Avere una carriera lunga come la tua oggi sembra quasi impossibile nel ciclismo moderno. Perché secondo te?
“È vero, oggi le carriere dei ciclisti professionisti si sono notevolmente accorciate. Non credo sia un limite fisico, ma piuttosto mentale. Il ciclismo è uno sport totalizzante: lascia pochissimo spazio ad altro nella vita. Molti ragazzi passano tra i professionisti molto giovani e vivono fin da subito quella pressione costante che, con il tempo, logora. Questo stress mentale accelera la fine della carriera, più che il naturale declino fisico”.
Da Pogacar ti aspetti che possa rimanere a questi livelli ancora per quanto tempo?
“Dopo il Tour di quest’anno sembrava che il suo picco potesse durare altri due o tre anni, ma il finale di stagione ha dimostrato tutt’altro: Pogacar è ancora in piena forma e mentalmente carico. Secondo me può restare al vertice almeno altri quattro o cinque anni. Immagino che uno dei suoi grandi obiettivi sia superare le cinque vittorie al Tour de France, magari conquistando anche la Tripla Corona e puntando alla Parigi-Roubaix. È un corridore che sembra non avere limiti”.
Giulio Pellizzari è già pronto per puntare al podio del prossimo Giro d’Italia o deve ancora maturare?
“Giulio ha già lo status e il talento per ambire a una top5 o addirittura a un podio al Giro, se dovesse essere al via. Personalmente, se fossi nel suo team, punterei su di lui come capitano per la Corsa Rosa. Bisognerà comunque attendere i percorsi definitivi di Giro e Vuelta per capire quale sia la scelta migliore, ma si parla già di una Vuelta 2026 molto esigente, quindi la programmazione sarà fondamentale”.
Che idea ti sei fatto del potenziale di Lorenzo Finn?
“Finn è un corridore di grande qualità: ha vinto due Mondiali consecutivi e questo la dice lunga sulle sue capacità. Nelle corse di un giorno può già essere protagonista anche tra i professionisti. Nei Grandi Giri bisognerà invece capire come reagirà alla fatica e alla gestione delle tre settimane. C’è comunque tanto margine di crescita, e le esperienze in corse a tappe Under23 come il Giro Next Gen o il Tour de l’Avenir sono preziose per la sua maturazione”.
Rimanere un altro anno tra gli Under23 per Finn è un vantaggio o un rischio rispetto ai coetanei come Seixas?
“A mio parere è un vantaggio. Oggi molti ragazzi bruciano le tappe, ma fare un altro anno tra gli Under23 gli permetterà di crescere fisicamente e mentalmente con meno pressioni. Torniamo sempre al discorso della longevità: chi costruisce la carriera passo dopo passo ha più probabilità di restare ad alti livelli per più tempo”.

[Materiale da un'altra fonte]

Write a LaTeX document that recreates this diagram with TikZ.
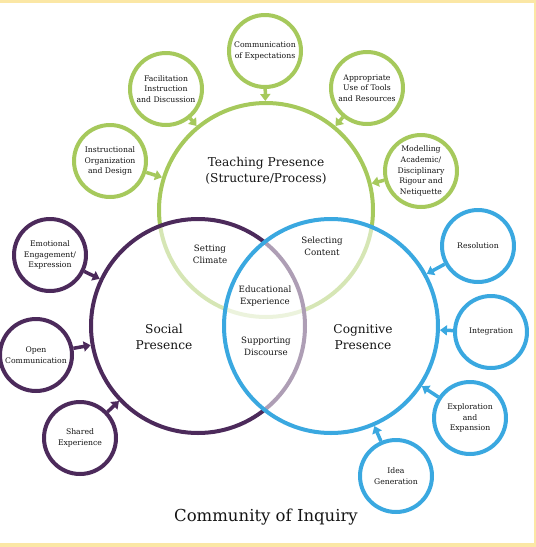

Come pensi verrà gestita la convivenza tra Pogacar e Del Toro alla UAE Team Emirates?
“Penso sarà una convivenza molto diversa rispetto a quella con Ayuso. Del Toro mi sembra un ragazzo dal carattere più equilibrato: ha tanta voglia di vincere, ma anche la consapevolezza del proprio ruolo. Finché correrà con Pogacar sa di essere il numero due, ma avrà il tempo di crescere all’interno di una squadra vincente. Quando Pogacar non ci sarà, Del Toro avrà carta bianca e potrà esprimersi come leader”.
Qual è, secondo te, il segreto della UAE Team Emirates?
“È una squadra costruita per vincere. Ha nel roster corridori di altissimo livello e una mentalità vincente che parte proprio da Pogacar, un leader carismatico e, a mio avviso, il corridore più forte della storia. La UAE non si accontenta mai: corre sempre per il successo, a differenza di altre squadre che, per difendere la licenza World Tour o accumulare punti, corrono in modo più conservativo, puntando a piazzamenti. Questa cultura della vittoria e la coesione interna sono, a parer mio, i veri segreti del loro successo”.